To avoid floating point rounding issues and ensure pixel-perfect rendering it was crucial that all x/y positions and scales ultimately end up as integers. The second parameter passed to resize_part is the z-coordinate for each case element: (i - 1) / #g_case_parts. The g_case-parts table is a long list defining the size, position and color of each case element listed from back to front. Setting the z coordinate of each element appropriately in the collection would have been extremely error prone and time consuming; setting it programmatically makes it trivially easy to add and remove case elements as the design was iterated. By hiding elements above a certain z value it also made it fairly easy for me to create this visualisation showing the overall back-to-front render order, with pre-game elements followed by game elements followed by post-game elements:

Case anatomy

The case is made of ~60 pure-white sprites pixelled at a resolution of 160x90 and arranged in landscape and portrait layouts. There is some redundancy here from several iterations of the case design. If the aspect ratio (width ÷ height) is less than 1 then the portrait layout is enabled and resized, otherwise the landscape one is.

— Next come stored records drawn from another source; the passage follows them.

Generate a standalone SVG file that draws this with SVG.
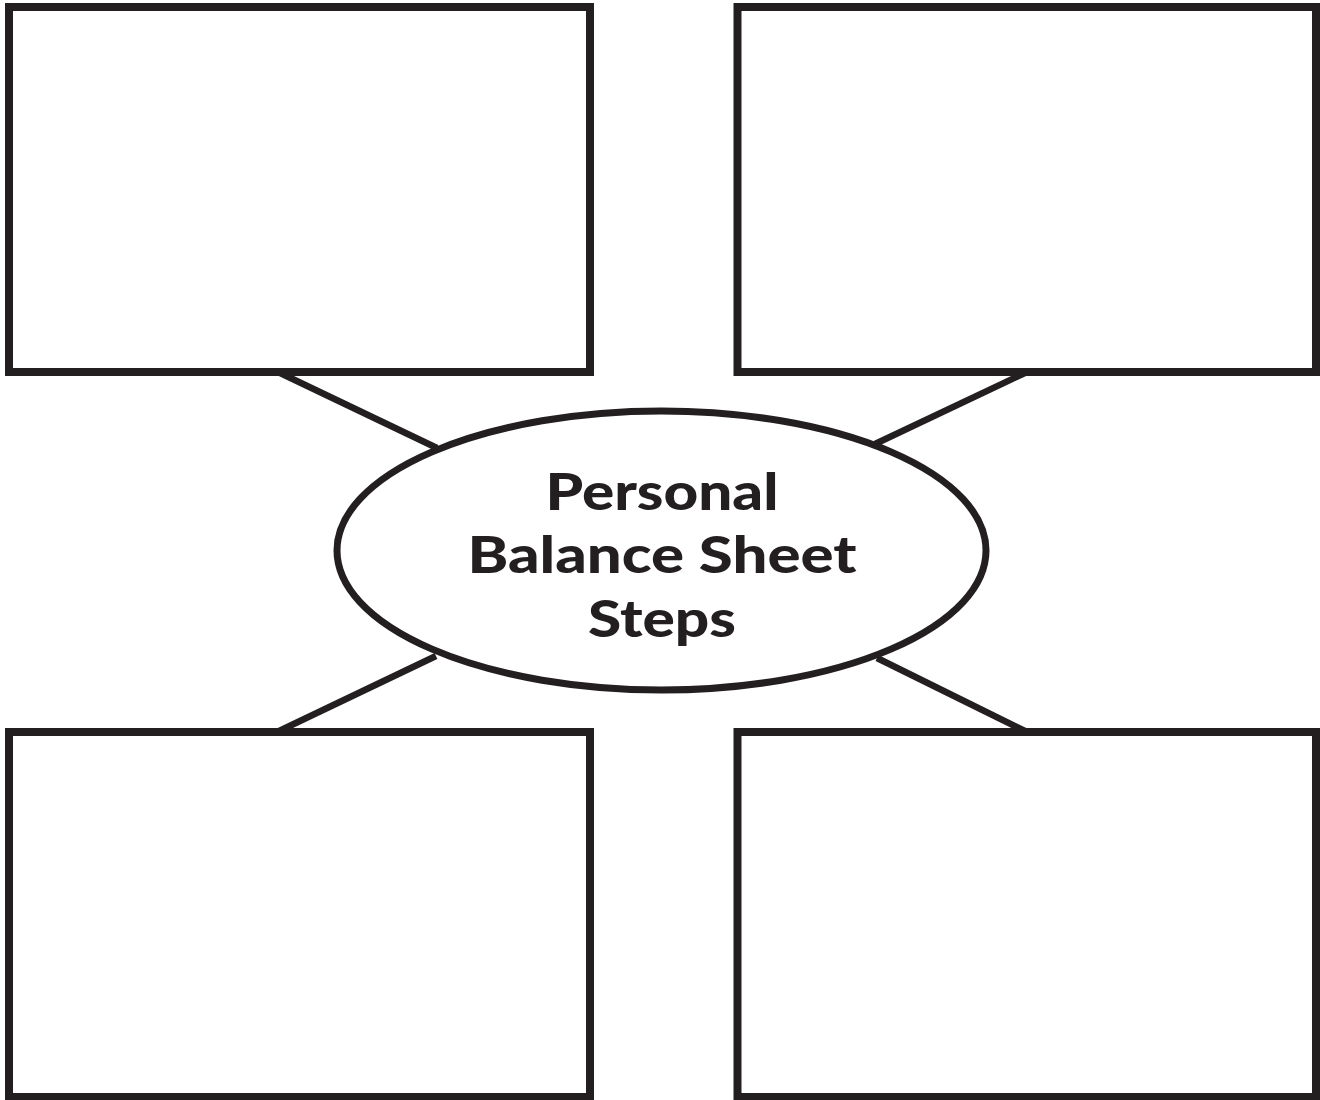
<svg xmlns="http://www.w3.org/2000/svg" width="1320" height="1100" viewBox="0 0 1320 1100">
<style>
.box{fill:#fff;stroke:#231f20;stroke-width:8}
.conn{stroke:#231f20;stroke-width:6.5;fill:none}
.hub{fill:#fff;stroke:#231f20;stroke-width:7}
.t{font-family:Lato,"Liberation Sans",sans-serif;font-weight:900;font-size:52px;fill:#231f20;text-anchor:middle}
</style>
<rect width="1320" height="1100" fill="#fff"/>
<g id="connectors">
<line class="conn" x1="278" y1="372" x2="437" y2="448"/>
<line class="conn" x1="1027" y1="372" x2="875" y2="444"/>
<line class="conn" x1="436" y1="656" x2="277" y2="732"/>
<line class="conn" x1="877" y1="658" x2="1027" y2="732"/>
</g>
<g id="box-top-left"><rect class="box" x="9" y="7" width="581" height="365"/></g>
<g id="box-top-right"><rect class="box" x="737.5" y="7" width="578.5" height="365"/></g>
<g id="box-bottom-left"><rect class="box" x="9" y="732" width="581" height="365"/></g>
<g id="box-bottom-right"><rect class="box" x="737.5" y="732" width="578.5" height="365"/></g>
<g id="hub">
<ellipse class="hub" cx="661.5" cy="550.5" rx="324.5" ry="139.5"/>
<text class="t" x="662" y="510" textLength="233" lengthAdjust="spacingAndGlyphs">Personal</text>
<text class="t" x="662" y="573" textLength="389" lengthAdjust="spacingAndGlyphs">Balance Sheet</text>
<text class="t" x="662" y="637" textLength="148" lengthAdjust="spacingAndGlyphs">Steps</text>
</g>
</svg>
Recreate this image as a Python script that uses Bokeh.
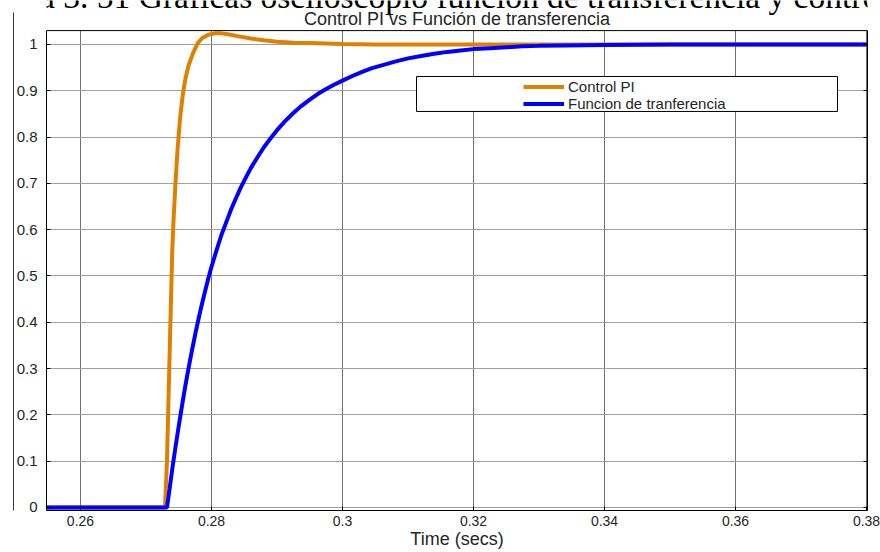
from bokeh.plotting import figure
from bokeh.models import (Label, Legend, LegendItem, BoxAnnotation, FixedTicker,
                          LinearAxis, Span, Grid)
from bokeh.embed import file_html
from bokeh.resources import INLINE

# Step responses (time in s, output in p.u.)
pi_time = [0.2548, 0.2729, 0.2732, 0.2735, 0.2738, 0.2740, 0.2742, 0.2745,
           0.2748, 0.2752, 0.2756, 0.2760, 0.2765, 0.2772, 0.2779, 0.2786,
           0.2795, 0.2805, 0.2815, 0.2825, 0.2840, 0.2860, 0.2880, 0.2900,
           0.2925, 0.2950, 0.2975, 0.3000, 0.3050, 0.3100, 0.3802]
pi_output = [0.0, 0.0, 0.10, 0.27, 0.44, 0.55, 0.62, 0.70,
             0.77, 0.84, 0.89, 0.925, 0.955, 0.982, 1.003, 1.014,
             1.021, 1.024, 1.024, 1.022, 1.018, 1.013, 1.009, 1.006,
             1.004, 1.003, 1.002, 1.001, 1.0, 1.0, 1.0]

tf_time = [0.2548, 0.2732, 0.2736, 0.2740, 0.2745, 0.2750, 0.2755, 0.2760,
           0.2765, 0.2770, 0.2775, 0.2780, 0.2785, 0.2790, 0.2795, 0.2800,
           0.2808, 0.2815, 0.2823, 0.2830, 0.2838, 0.2845, 0.2853, 0.2860,
           0.2870, 0.2880, 0.2890, 0.2900, 0.2912, 0.2925, 0.2937, 0.2950,
           0.2962, 0.2975, 0.2987, 0.3000, 0.3015, 0.3030, 0.3045, 0.3060,
           0.3080, 0.3100, 0.3120, 0.3140, 0.3160, 0.3180, 0.3200, 0.3225,
           0.3250, 0.3275, 0.3300, 0.3340, 0.3400, 0.3500, 0.3600, 0.3802]
tf_output = [0.0, 0.0, 0.040, 0.082, 0.130, 0.176, 0.220, 0.262,
             0.301, 0.338, 0.373, 0.406, 0.437, 0.466, 0.494, 0.520,
             0.557, 0.588, 0.618, 0.644, 0.670, 0.692, 0.714, 0.733,
             0.756, 0.778, 0.797, 0.815, 0.834, 0.852, 0.867, 0.881,
             0.893, 0.904, 0.913, 0.922, 0.932, 0.941, 0.949, 0.955,
             0.963, 0.970, 0.975, 0.980, 0.984, 0.987, 0.990, 0.992,
             0.994, 0.996, 0.997, 0.998, 0.999, 1.0, 1.0, 1.0]

x_ticks = [0.26, 0.28, 0.30, 0.32, 0.34, 0.36, 0.38]
x_tick_labels = ["0.26", "0.28", "0.3", "0.32", "0.34", "0.36", "0.38"]
y_ticks = [0.0, 0.1, 0.2, 0.3, 0.4, 0.5, 0.6, 0.7, 0.8, 0.9, 1.0]
y_tick_labels = ["0", "0.1", "0.2", "0.3", "0.4", "0.5", "0.6", "0.7", "0.8", "0.9", "1"]

series_names = ["Control PI", "Funcion de tranferencia"]
series_colors = ["#E08000", "#0000FF"]

FONT = "Liberation Sans"
INK = "#262626"

# axes box limits (data units); the drawing area above the box holds the titles
T0, T1 = 0.25481, 0.38015
V0, V1 = -0.0065, 1.030

p = figure(width=880, height=552, output_backend="svg", toolbar_location=None,
           x_range=(T0, T1), y_range=(V0, 1.0950),
           min_border_left=46, min_border_right=13,
           min_border_top=0, min_border_bottom=42)

p.background_fill_color = "white"
p.border_fill_color = "white"
p.outline_line_color = None
p.title.visible = False

# axes
p.xaxis.ticker = FixedTicker(ticks=x_ticks)
p.xaxis.major_label_overrides = dict(zip(x_ticks, x_tick_labels))
p.yaxis.ticker = FixedTicker(ticks=y_ticks)
p.yaxis.major_label_overrides = dict(zip(y_ticks, y_tick_labels))
p.yaxis.bounds = (V0, V1)
for ax in (p.xaxis[0], p.yaxis[0]):
    ax.major_tick_in = 4
    ax.major_tick_out = 0
    ax.minor_tick_in = 0
    ax.minor_tick_out = 0
    ax.axis_line_color = "black"
    ax.major_tick_line_color = "black"
    ax.major_label_text_font = FONT
    ax.major_label_text_color = INK
p.xaxis.major_label_text_font_size = "14px"
p.yaxis.major_label_text_font_size = "15px"
p.xaxis.major_label_standoff = 5
p.yaxis.major_label_standoff = 9
p.xaxis.axis_label = "Time (secs)"
p.xaxis.axis_label_text_font = FONT
p.xaxis.axis_label_text_font_size = "18px"
p.xaxis.axis_label_text_font_style = "normal"
p.xaxis.axis_label_text_color = INK
p.xaxis.axis_label_standoff = 0

# right edge of the axes box, with inward ticks and no labels
right_axis = LinearAxis(ticker=FixedTicker(ticks=y_ticks), bounds=(V0, V1),
                        major_label_overrides={t: "" for t in y_ticks},
                        major_label_text_color=None, major_label_standoff=0,
                        major_tick_in=4, major_tick_out=0,
                        minor_tick_in=0, minor_tick_out=0,
                        axis_line_color="black", major_tick_line_color="black")
p.add_layout(right_axis, "right")

# page margin rule to the left of the figure
page_rule = LinearAxis(ticker=FixedTicker(ticks=[]), bounds=(V0, 1.069),
                       major_tick_in=0, major_tick_out=0,
                       minor_tick_in=0, minor_tick_out=0,
                       major_label_standoff=0,
                       axis_line_color="#3a3a3a", axis_line_width=1)
p.add_layout(page_rule, "left")

# top edge of the axes box
p.add_layout(Span(location=V1, dimension="width", line_color="black", line_width=1))

# grid, kept inside the axes box
p.xgrid.grid_line_color = "#707070"
p.ygrid.grid_line_color = "#a0a0a0"
p.xgrid.grid_line_width = 1
p.ygrid.grid_line_width = 1
if "cross_bounds" in Grid.properties():
    p.xgrid.cross_bounds = (V0, V1)
else:
    p.xgrid.visible = False
    p.segment(x0=x_ticks, x1=x_ticks, y0=[V0] * len(x_ticks), y1=[V1] * len(x_ticks),
              line_color="#707070", line_width=1)

# traces
r_pi = p.line(pi_time, pi_output, line_color=series_colors[0], line_width=4)
r_tf = p.line(tf_time, tf_output, line_color=series_colors[1], line_width=4)

# legend frame
p.add_layout(BoxAnnotation(left=0.31130, right=0.37557, bottom=0.8553, top=0.9309,
                           fill_color="white", fill_alpha=1.0,
                           line_color="black", line_alpha=1.0, line_width=1))

legend = Legend(items=[LegendItem(label=series_names[0], renderers=[r_pi]),
                       LegendItem(label=series_names[1], renderers=[r_tf])],
                location=(477, 398), padding=0, spacing=0, margin=0,
                glyph_width=41, glyph_height=17, label_height=17,
                label_standoff=4,
                border_line_alpha=0, background_fill_alpha=0,
                label_text_font=FONT, label_text_font_size="15px",
                label_text_color=INK)
p.add_layout(legend)

# chart title, centred over the axes box
p.add_layout(Label(x=(T0 + T1) / 2, y=1.0557, text="Control PI vs Función de transferencia",
                   text_font=FONT, text_font_size="18px", text_color=INK,
                   text_align="center", text_baseline="alphabetic"))

# document caption running above the figure
p.add_layout(Label(x=0.24275, y=1.1033,
                   text="Figura 3. 51 Gráficas osciloscopio función de transferencia y control PI",
                   text_font="Liberation Serif", text_font_size="33.5px",
                   text_color="black", text_baseline="alphabetic"))

open("out.html", "w").write(file_html(p, INLINE))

The reason all the sprites are pure-white is because players can choose one of 16 color variations, one with a base color for each of the 16 colors in the PICO-8 palette. I had to condense the arrow buttons into a d-pad for the landscape layout in order to keep the game centred.

Palette

The result

In total this was around 4 months of work and the game should now render correctly and be fully playable on every device in any orientation, including all future devices with whatever weird resolutions and aspect ratios the device manufacturers throw out next. If that sounds like a long time, bear in mind that I have a full-time job and can only work on Hook when time/energy permits (typically weekends). One month of that time was spent making the Positive Aspects tool; it does more things than I strictly needed it to do but it’ll be useful for every future project, plus completing and releasing a smaller project was a great motivator when returning to The Big One.